4. Compliments are better than criticism. When we relax and are truly present for one another it is easy to find something nice to say that will make the other person feel good and loved during this time of year. Compliments are always well-received. It doesn't have to be anything earth-shattering, but it should definitely be authentic. After you pay a compliment, you may be pleasantly surprised by a normally restrained family member, who now feels more inclined to pay you a compliment in return.

5. Try to be thankful. Recognize the obvious and be thankful for the small things. If family members are able to attend Thanksgiving then that is a blessing in itself. For older relatives, this may be their last. You never know what the future holds so cherish each moment together, appreciate each other and focus on only the positive, unique attributes. Finally, before you gorge yourself with the Thanksgiving feast, go around the table and say one thing you are thankful for and maybe even one nice thing to each person at the table. This will bring contentment and peace to everyone attending and isn't that all we really want anyway?

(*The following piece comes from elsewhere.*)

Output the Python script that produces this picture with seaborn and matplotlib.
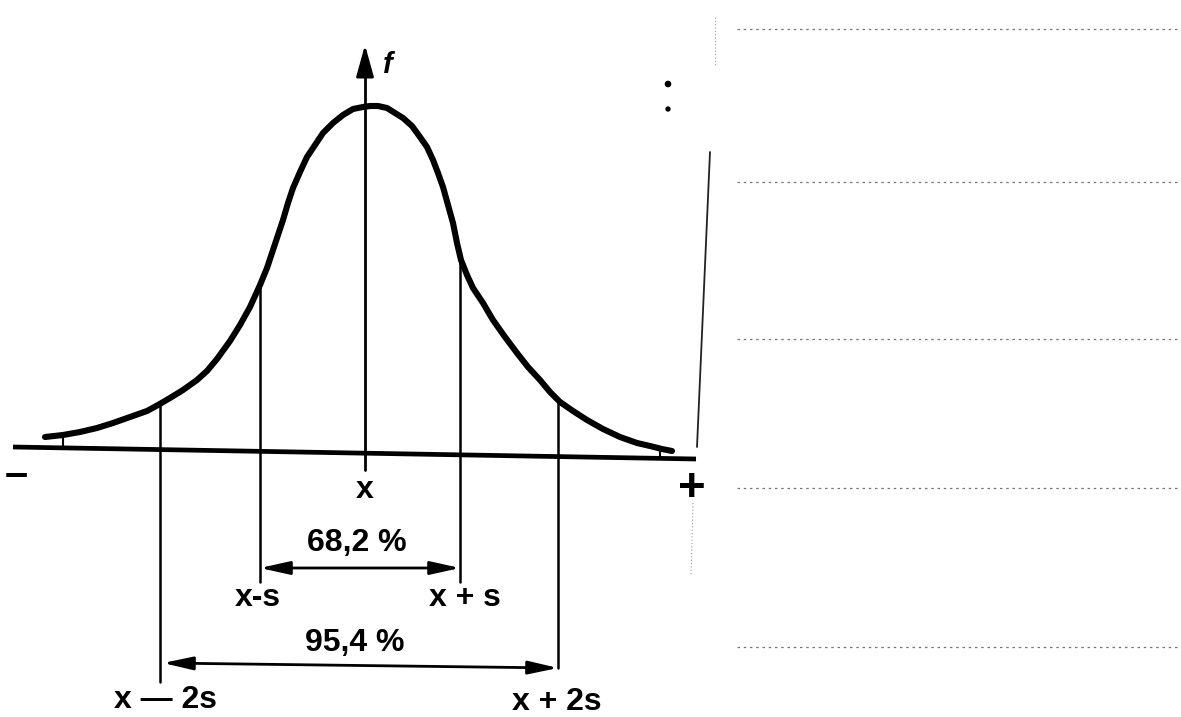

"Glamorous at Thanksgiving" - Why It's Important to Dress More Than Just Your Turkey

Inspired by an article I read recently in Bergdorf Goodman magazine, I wanted to explore further the idea of not only dressing the turkey on Thanksgiving, but also oneself. There is nothing worse than showing up to an affair in elegant attire and discovering that the rest of the guests never got the "memo." Even if the host does not include a dress code in the invitation to Thanksgiving, common sense says that if someone has gone to the trouble of slaving all day in the kitchen to prepare a fabulous meal, then all guests should pay their respects by arriving specially clothed for the occasion. Listed are our top five tips to guaranteeing a photo worthy celebration.

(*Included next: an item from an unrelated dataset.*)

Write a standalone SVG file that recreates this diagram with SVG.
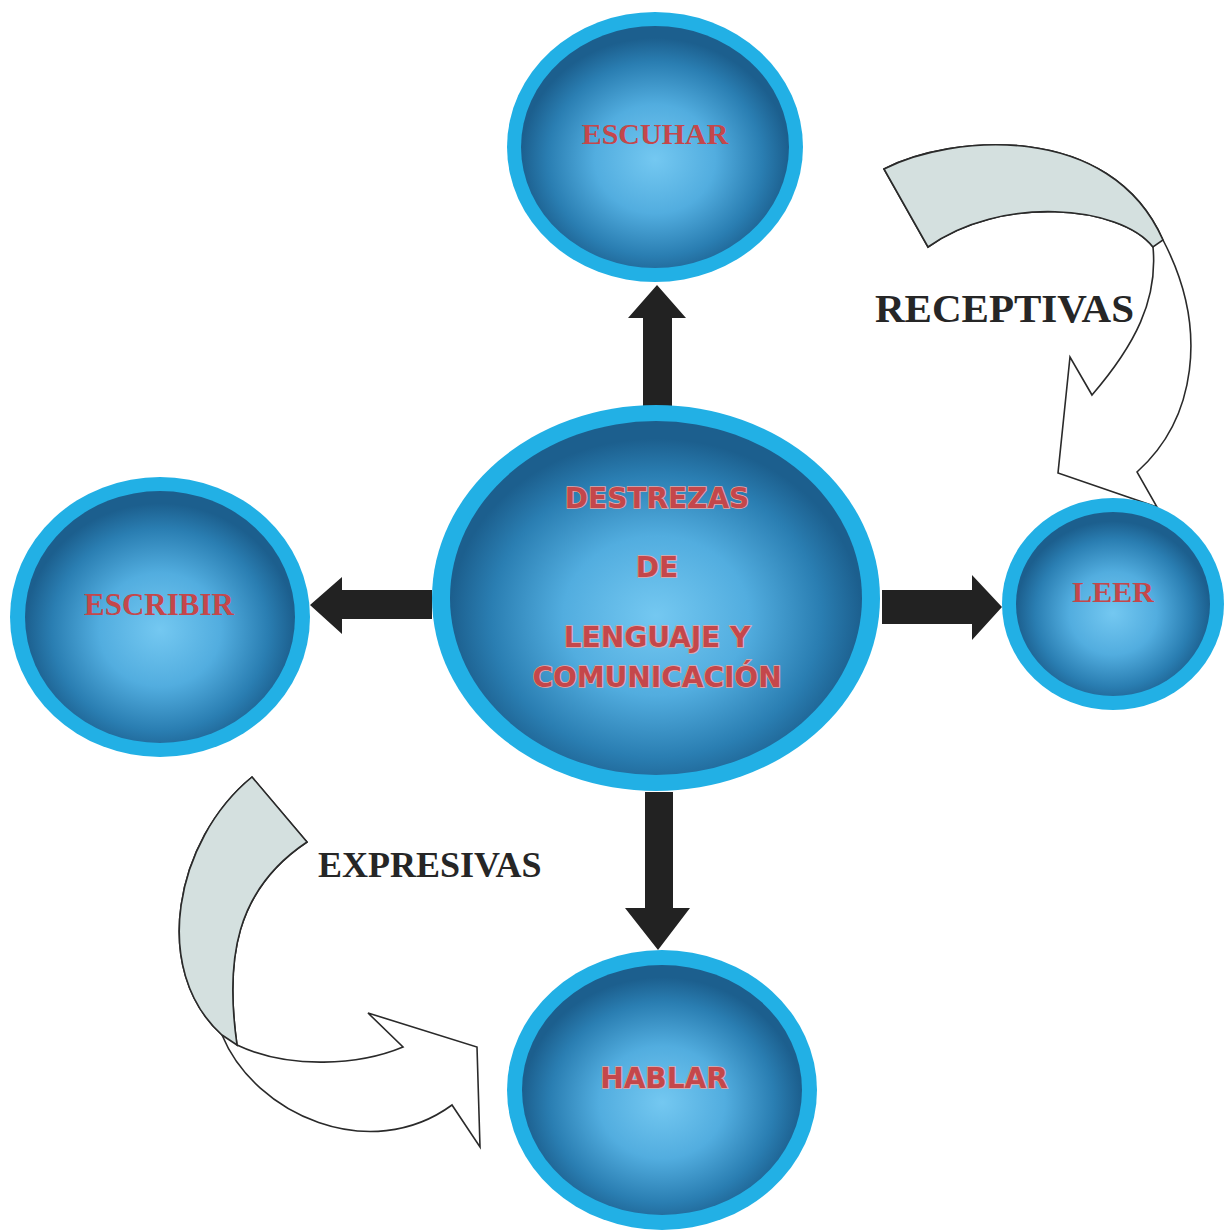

1. Your Attire Helps Set the Tone. It is very easy to distinguish a special occasion from an ordinary one. Whether hosting a holiday celebration or arriving as a guest, getting dressed up should be an integral part of the tradition. For me this is easy, I am actually the one who feels more comfortable in heels and a suit than I do in sweats and flip flops; however, for most, that is not the case. If you are in this category, I encourage you to fake it anyway because wearing nice, clean, pressed clothes can brighten an attitude and truly does help to set the tone for everyone.

2. Put Some Effort Into It. Paying homage to the holidays requires a bit of thought if you want to do it right. You know they are coming, you have the date clearly marked on your calendar so take some time to get organized and plan accordingly. Look through your closet and pull out a couple of possible choices a day or so ahead. Don't forget to do the same for the children. Trust me, the last thing you need is to be fighting with them about what they are wearing as you are struggling to get out the door. Once you have narrowed down your favorite outfit, add a little flair by accessorizing with smart and stylish accents.

3.Getting Dressed Up Actually Makes You More Polite. As an etiquette instructor and an expert in this area, I speak from experience when I say that being polite goes hand-in-hand with putting yourself together. Making holiday plans with family can be stressful enough, even with the best intentions. To create harmony at Thanksgiving, create a more formal atmosphere and encourage family to dress for the meal. They will be much more apt to be on their best behavior if they are wearing dresses and suits than if they are wearing their tee shirts and jeans appearing as if they are ready for a throw down in the backyard.

4. What to Wear? Some family and friends take liberties in this area that are not necessarily the most appropriate, so we thought we'd lay down a few ground rules. Don't embarrass yourself and others by wearing anything too revealing. It's a family holiday for goodness sake! Save your 9-inch heels and low cut dress for your hot date on Saturday night. Think tasteful and sophisticated, something along the lines of a strand of pearls with a nice pant or skirt suit for a woman and a dark color suit or slacks and sweater ensemble for a man. Remember elegant and classic does not have to mean boring and understated, there are many ways to make yourself look fabulous with a bit of creativity and fashion sense.

5. The Hostess Should Be the Mostest. We've spent the majority of time focusing on what family and friends, otherwise known as guests, should wear to attend a Thanksgiving party. However, the most important figure at the event is the illustrious host or hostess who really should display the "mostest". We know this is the hardest part to do, especially after days of shopping, preparing and cooking for the meal, but when you open the front door to your home and receive your first guest, you really want to look the part. Your guests will feel terribly if they arrive dressed to the nines and you are still in your raggedy sweats with Uggs.